-- begin Records for the task --

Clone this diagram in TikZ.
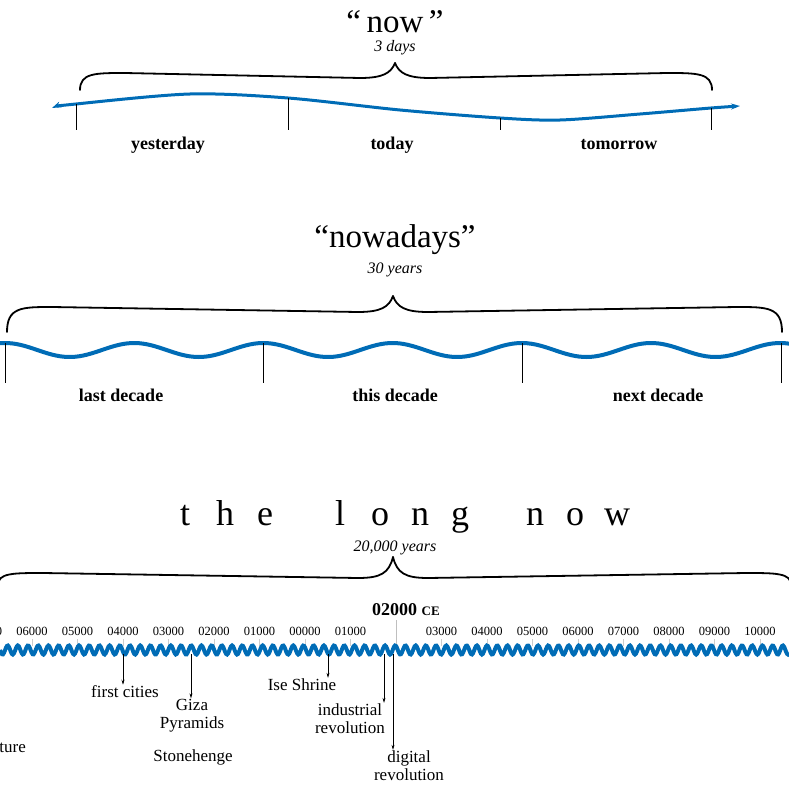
\documentclass[tikz,border=0pt]{standalone}
\usepackage{fontspec}
\setmainfont{Liberation Serif}
\usepackage{tikz}
\usetikzlibrary{arrows.meta}
\definecolor{wave}{RGB}{0,108,182}

\tikzset{
  title/.style={font=\fontsize{33}{35}\selectfont},
  span/.style={font=\fontsize{16}{18}\selectfont\itshape},
  period/.style={font=\fontsize{18}{20}\selectfont\bfseries},
  year/.style={font=\fontsize{12.5}{14}\selectfont},
  event/.style={font=\fontsize{17}{18}\selectfont, align=center, inner sep=1pt},
  bracket/.style={line width=1.8pt, line cap=round},
  tick/.style={line width=0.6pt},
  pointer/.style={line width=0.6pt, -{Stealth[length=5pt,width=3pt]}},
  waveline/.style={wave, line width=4pt}
}

\begin{document}
\begin{tikzpicture}[x=1pt, y=-1pt]
\useasboundingbox (0,0) rectangle (789,789);
% brace: left x, right x, tip x, tip y, top y, end y
\def\Brace#1#2#3#4#5#6{
\draw[bracket] (#1,#6) .. controls (#1,#5) and (#1+15,#5) .. (#1+45,#5)
  -- (#3-35,#5+5) .. controls (#3-12,#5+5) and (#3-4,#5) .. (#3,#4);
\draw[bracket] (#2,#6) .. controls (#2,#5) and (#2-15,#5) .. (#2-45,#5)
  -- (#3+35,#5+5) .. controls (#3+12,#5+5) and (#3+4,#5) .. (#3,#4);
}

% "now"
\node[title] (now) at (395,22) {``\,now\,''};
\node[span] (nowspan) at (395,48) {3 days};
\Brace{80}{712}{395}{63}{73}{90}
\draw[waveline, line width=3pt, {Stealth[length=9pt,width=6pt]}-{Stealth[length=9pt,width=6pt]}]
  plot[smooth] coordinates {(52,108) (76,104) (190,94) (288,98) (400,110) (500,118) (560,120) (640,114) (711,108) (740,106)};
\foreach \x/\y in {76/104, 288/98, 500/118, 711/108}
  \draw[tick] (\x,\y) -- (\x,130);
\node[period] (yesterday) at (168,145) {yesterday};
\node[period] (today) at (392,145) {today};
\node[period] (tomorrow) at (619,145) {tomorrow};

% "nowadays"
\node[title] (nowadays) at (395,240) {``nowadays''};
\node[span] (nowadaysspan) at (395,270) {30 years};
\Brace{7}{782}{393}{296}{307}{332}
\draw[waveline] plot[domain=0:789, samples=200] (\x, {350-7*cos(2.7864*mod(\x-5+129.2,129.2))});
\foreach \x in {5, 263, 522, 781}
  \draw[tick] (\x,343) -- (\x,383);
\node[period] (lastdecade) at (121,395) {last decade};
\node[period] (thisdecade) at (395,395) {this decade};
\node[period] (nextdecade) at (658,395) {next decade};

% the long now
\foreach \c/\x in {t/185, h/225, e/265, l/340, o/380, n/420, g/460, n/535, o/575, w/617}
  \node[title, font=\fontsize{36}{38}\selectfont, anchor=base] (letter\x) at (\x,525) {\c};
\node[span] (longspan) at (395,548) {20,000 years};
\Brace{-2}{791}{393}{557}{573}{585}
\node[font=\fontsize{18}{20}\selectfont\bfseries] (ce) at (406,610) {02000 {\fontsize{13}{15}\selectfont CE}};
\draw[black!25, line width=0.8pt] (396,620) -- (396,650);
\foreach \yr [count=\i from -9] in {07000,06000,05000,04000,03000,02000,01000,00000,01000}
  {
  \node[year] (yr\i) at (396+45.5*\i,631) {\yr};
  \draw[black!20, line width=0.6pt] (396+45.5*\i,639) -- (396+45.5*\i,646);
  }
\foreach \yr [count=\i] in {03000,04000,05000,06000,07000,08000,09000,10000,11000}
  {
  \node[year] (yrp\i) at (396+45.5*\i,631) {\yr};
  \draw[black!20, line width=0.6pt] (396+45.5*\i,639) -- (396+45.5*\i,646);
  }
\draw[waveline] plot[domain=0:789, samples=800] (\x, {650+4.5*sin(35.294*mod(\x,10.2))});

\coordinate (citiesp) at (123,654);
\coordinate (gizap) at (191,654);
\coordinate (isep) at (328,654);
\coordinate (industp) at (384,654);
\coordinate (digitp) at (393,654);
\node[event] (cities) at (125,692) {first cities};
\node[event] (giza) at (192,716) {Giza\\Pyramids};
\node[event] (ise) at (302,685) {Ise Shrine};
\node[event] (indust) at (350,719) {industrial\\revolution};
\node[event] (digit) at (409,766) {digital\\revolution};
\node[event] (stone) at (193,757) {Stonehenge};
\node[event, anchor=east] (agri) at (27,748) {agriculture};
\draw[pointer] (citiesp) -- (cities.north -| citiesp);
\draw[pointer] (gizap) -- (giza.north -| gizap);
\draw[pointer] (isep) -- (ise.north -| isep);
\draw[pointer] (industp) -- (indust.north -| industp);
\draw[pointer] (digitp) -- (digit.north -| digitp);
\end{tikzpicture}
\end{document}
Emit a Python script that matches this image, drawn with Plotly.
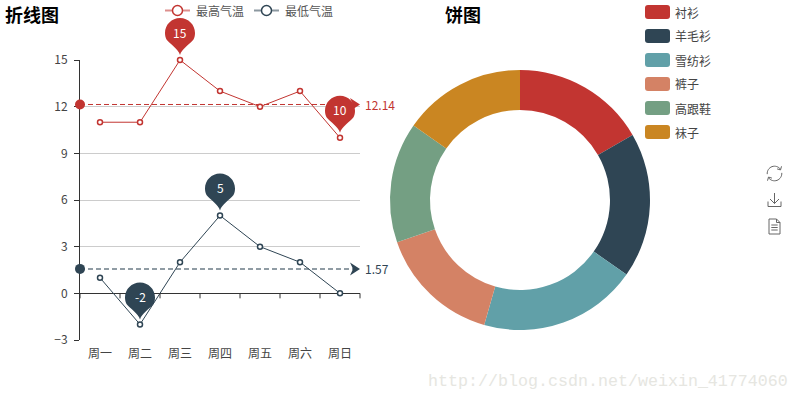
import math
import plotly.graph_objects as go

days = ["周一", "周二", "周三", "周四", "周五", "周六", "周日"]
high_temps = [11, 11, 15, 13, 12, 13, 10]
low_temps = [1, -2, 2, 5, 3, 2, 0]
high_avg = 12.14
low_avg = 1.57
high_pins = [("周三", 15), ("周日", 10)]
low_pins = [("周四", 5), ("周二", -2)]
series_names = ["最高气温", "最低气温"]
pie_labels = ["衬衫", "羊毛衫", "雪纺衫", "裤子", "高跟鞋", "袜子"]
pie_values = [60, 65, 71, 55, 54, 55]
y_ticks = [-3, 0, 3, 6, 9, 12, 15]

RED, NAVY = "#c23531", "#2f4554"
PIE_COLORS = [RED, NAVY, "#61a0a8", "#d48265", "#749f83", "#ca8622"]
FONT = "Noto Sans CJK SC"
W, H = 800, 400
TXT = "#444444"
AXIS = "#333333"
L, R, T, B = 80, 360, 60, 340  # plot box in pixels


def px(x):
    return x / W


def py(y):
    return 1 - y / H


n_days = len(days)
day_idx = list(range(n_days))
x_lo, x_hi = -0.5, n_days - 0.5
y_lo, y_hi = y_ticks[0], y_ticks[-1]
# full-page overlay axes that share the scale of the main axes, so pins are not clipped
ux = (x_hi - x_lo) / (R - L)
uy = (y_hi - y_lo) / (B - T)
x2_range = [x_lo - L * ux, x_hi + (W - R) * ux]
y2_range = [y_lo - (H - B) * uy, y_hi + T * uy]

PIN = ("M0,5 C-1.5,11 -10,16 -13.5,20.5 C-14.5,22.3 -15,24.5 -15,27 "
       "C-15,35.3 -8.3,42 0,42 C8.3,42 15,35.3 15,27 C15,24.5 14.5,22.3 13.5,20.5 "
       "C10,16 1.5,11 0,5 Z")
ARROW = "M0,0 L-10,6.5 L-7,0 L-10,-6.5 Z"

fig = go.Figure()
for name, vals, col, avg, w, op in [(series_names[0], high_temps, RED, high_avg, 1, 1),
                                    (series_names[1], low_temps, NAVY, low_avg, 1.5, 0.7)]:
    fig.add_trace(go.Scatter(
        x=[x_lo, x_hi], y=[avg, avg], mode="lines", showlegend=False, opacity=op,
        line=dict(color=col, width=w, dash="5px,3px"), hoverinfo="skip", cliponaxis=False))
    fig.add_trace(go.Scatter(
        x=day_idx, y=vals, name=name, mode="lines+markers",
        line=dict(color=col, width=1),
        marker=dict(size=5, color="white", line=dict(color=col, width=1.5)),
        cliponaxis=False, hoverinfo="skip", showlegend=False))

fig.add_trace(go.Scatter(x=[None], y=[None], xaxis="x2", yaxis="y2", showlegend=False, hoverinfo="skip"))

fig.add_trace(go.Pie(
    labels=pie_labels, values=pie_values, hole=90 / 130, sort=False, direction="clockwise",
    rotation=0, textinfo="none", hoverinfo="skip", showlegend=False,
    marker=dict(colors=PIE_COLORS, line=dict(width=0)),
    domain=dict(x=[px(390), px(650)], y=[py(330), py(70)])))

shapes, annos = [], []


def text(x, y, s, size=12, color=TXT, bold=False, anchor="left", family=FONT):
    annos.append(dict(xref="paper", yref="paper", x=px(x), y=py(y), text=f"<b>{s}</b>" if bold else s,
                      showarrow=False, xanchor=anchor, yanchor="middle", borderpad=0, borderwidth=0,
                      font=dict(size=size, color=color, family=family)))


def anchored_path(path, x, y, color):
    shapes.append(dict(type="path", path=path, xref="x2", yref="y2", xsizemode="pixel", ysizemode="pixel",
                       xanchor=x, yanchor=y, fillcolor=color, line=dict(color=color, width=0), layer="above"))


# x-axis ticks hanging from the zero line, on the band boundaries
for i in range(n_days + 1):
    shapes.append(dict(type="line", xref="x2", yref="y2", ysizemode="pixel", yanchor=0,
                       x0=i - 0.5, x1=i - 0.5, y0=0, y1=-5, line=dict(color=AXIS, width=1), layer="below"))

# average-line end symbols and labels
for avg, col in [(high_avg, RED), (low_avg, NAVY)]:
    anchored_path(ARROW, x_hi, avg, col)
    shapes.append(dict(type="circle", xref="x2", yref="y2", xsizemode="pixel", ysizemode="pixel",
                       xanchor=x_lo, yanchor=avg, x0=-5, x1=5, y0=-5, y1=5,
                       fillcolor=col, line=dict(width=0), layer="above"))
    annos.append(dict(xref="x", yref="y", x=x_hi, y=avg, text=str(avg), showarrow=False,
                      xanchor="left", yanchor="middle", xshift=3,
                      font=dict(size=12, color=col, family=FONT)))

# pins
for pins, col in [(high_pins, RED), (low_pins, NAVY)]:
    for d, v in pins:
        i = days.index(d)
        anchored_path(PIN, i, v, col)
        annos.append(dict(xref="x", yref="y", x=i, y=v, text=str(v), showarrow=False, yshift=28,
                          font=dict(size=12, color="white", family=FONT)))

# titles
text(5, 14, "折线图", size=18, color="#000000", bold=True)
text(445, 14, "饼图", size=18, color="#000000", bold=True)

# top legend
for name, col, x0 in [(series_names[0], RED, 165), (series_names[1], NAVY, 254)]:
    shapes.append(dict(type="line", xref="paper", yref="paper", x0=px(x0), x1=px(x0 + 25), y0=py(10.5), y1=py(10.5),
                       line=dict(color=col, width=2), opacity=0.55))
    shapes.append(dict(type="circle", xref="paper", yref="paper", x0=px(x0 + 7.5), x1=px(x0 + 17.5),
                       y0=py(15.5), y1=py(5.5), fillcolor="white", line=dict(color=col, width=1.5)))
    text(x0 + 31, 10, name, color="#555555")

# pie legend
for i, (lab, col) in enumerate(zip(pie_labels, PIE_COLORS)):
    yc = 12 + 24 * i
    l, r, t, b, k = 645, 670, yc - 7, yc + 7, 3
    path = (f"M{px(l + k)},{py(t)} L{px(r - k)},{py(t)} Q{px(r)},{py(t)} {px(r)},{py(t + k)} "
            f"L{px(r)},{py(b - k)} Q{px(r)},{py(b)} {px(r - k)},{py(b)} L{px(l + k)},{py(b)} "
            f"Q{px(l)},{py(b)} {px(l)},{py(b - k)} L{px(l)},{py(t + k)} Q{px(l)},{py(t)} {px(l + k)},{py(t)} Z")
    shapes.append(dict(type="path", xref="paper", yref="paper", path=path, fillcolor=col, line=dict(width=0)))
    text(675, yc, lab)


# toolbox icons
def arc(r, a0, a1, n=16):
    pts = [(r * math.cos(math.radians(a0 + (a1 - a0) * j / n)), r * math.sin(math.radians(a0 + (a1 - a0) * j / n)))
           for j in range(n + 1)]
    return "M" + " L".join(f"{x:.2f},{y:.2f}" for x, y in pts)


ICON = "#666666"
refresh = (arc(7.3, 185, 35) + " M7,7.2 L6,3.6 L2.6,4.6 " + arc(7.3, 5, -145) + " M-7,-7.2 L-6,-3.6 L-2.6,-4.6")
download = "M0,7 L0,-3.5 M-4.5,1 L0,-3.5 L4.5,1 M-6.5,-1.5 L-6.5,-6.5 L6.5,-6.5 L6.5,-1.5"
sheet = ("M-5.5,7.5 L2,7.5 L5.5,4 L5.5,-7.5 L-5.5,-7.5 Z M2,7.5 L2,4 L5.5,4 "
         "M-3.2,1.5 L3.2,1.5 M-3.2,-1 L3.2,-1 M-3.2,-3.5 L3.2,-3.5")
for p, yc in [(refresh, 173.5), (download, 200), (sheet, 226.5)]:
    shapes.append(dict(type="path", path=p, xref="paper", yref="paper", xsizemode="pixel", ysizemode="pixel",
                       xanchor=px(774.5), yanchor=py(yc), line=dict(color=ICON, width=1),
                       fillcolor="rgba(0,0,0,0)"))

# watermark
text(428, 381, "http://blog.csdn.net/weixin_41774060", size=16.67, color="#e6e6e1", family="Liberation Mono")

fig.update_layout(
    width=W, height=H, margin=dict(l=0, r=0, t=0, b=0, autoexpand=False), autosize=False,
    paper_bgcolor="white", plot_bgcolor="rgba(0,0,0,0)", showlegend=False, hovermode=False,
    font=dict(family=FONT, size=12, color=TXT),
    shapes=shapes, annotations=annos,
    xaxis=dict(domain=[px(L), px(R)], range=[x_lo, x_hi], tickvals=day_idx, ticktext=days, showgrid=False,
               zeroline=False, showline=False, ticks="", tickfont=dict(size=12, color=TXT, family=FONT),
               automargin=False, ticklabelstandoff=5),
    yaxis=dict(domain=[py(B), py(T)], range=[y_lo, y_hi], tickvals=y_ticks, showgrid=True, gridcolor="#cccccc",
               gridwidth=1, zeroline=True, zerolinecolor=AXIS, zerolinewidth=1, showline=True, linecolor=AXIS,
               linewidth=1, ticks="outside", ticklen=5, tickcolor=AXIS, tickwidth=1, automargin=False,
               ticklabelstandoff=4, tickfont=dict(size=12, color=TXT, family=FONT)),
    xaxis2=dict(domain=[0, 1], range=x2_range, visible=False, anchor="y2", fixedrange=True),
    yaxis2=dict(domain=[0, 1], range=y2_range, visible=False, anchor="x2", fixedrange=True),
)

fig.write_html("out.html", config=dict(displayModeBar=False), post_script="document.body.style.margin='0';")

-- end Records for the task --

Set the lines above down again, word for word, from the first through the one containing "(tomorrow) at (619,145)"; pictures excluded.

### Task solution
Clone this diagram in TikZ.
\documentclass[tikz,border=0pt]{standalone}
\usepackage{fontspec}
\setmainfont{Liberation Serif}
\usepackage{tikz}
\usetikzlibrary{arrows.meta}
\definecolor{wave}{RGB}{0,108,182}

\tikzset{
  title/.style={font=\fontsize{33}{35}\selectfont},
  span/.style={font=\fontsize{16}{18}\selectfont\itshape},
  period/.style={font=\fontsize{18}{20}\selectfont\bfseries},
  year/.style={font=\fontsize{12.5}{14}\selectfont},
  event/.style={font=\fontsize{17}{18}\selectfont, align=center, inner sep=1pt},
  bracket/.style={line width=1.8pt, line cap=round},
  tick/.style={line width=0.6pt},
  pointer/.style={line width=0.6pt, -{Stealth[length=5pt,width=3pt]}},
  waveline/.style={wave, line width=4pt}
}

\begin{document}
\begin{tikzpicture}[x=1pt, y=-1pt]
\useasboundingbox (0,0) rectangle (789,789);
% brace: left x, right x, tip x, tip y, top y, end y
\def\Brace#1#2#3#4#5#6{
\draw[bracket] (#1,#6) .. controls (#1,#5) and (#1+15,#5) .. (#1+45,#5)
  -- (#3-35,#5+5) .. controls (#3-12,#5+5) and (#3-4,#5) .. (#3,#4);
\draw[bracket] (#2,#6) .. controls (#2,#5) and (#2-15,#5) .. (#2-45,#5)
  -- (#3+35,#5+5) .. controls (#3+12,#5+5) and (#3+4,#5) .. (#3,#4);
}

% "now"
\node[title] (now) at (395,22) {``\,now\,''};
\node[span] (nowspan) at (395,48) {3 days};
\Brace{80}{712}{395}{63}{73}{90}
\draw[waveline, line width=3pt, {Stealth[length=9pt,width=6pt]}-{Stealth[length=9pt,width=6pt]}]
  plot[smooth] coordinates {(52,108) (76,104) (190,94) (288,98) (400,110) (500,118) (560,120) (640,114) (711,108) (740,106)};
\foreach \x/\y in {76/104, 288/98, 500/118, 711/108}
  \draw[tick] (\x,\y) -- (\x,130);
\node[period] (yesterday) at (168,145) {yesterday};
\node[period] (today) at (392,145) {today};
\node[period] (tomorrow) at (619,145) {tomorrow};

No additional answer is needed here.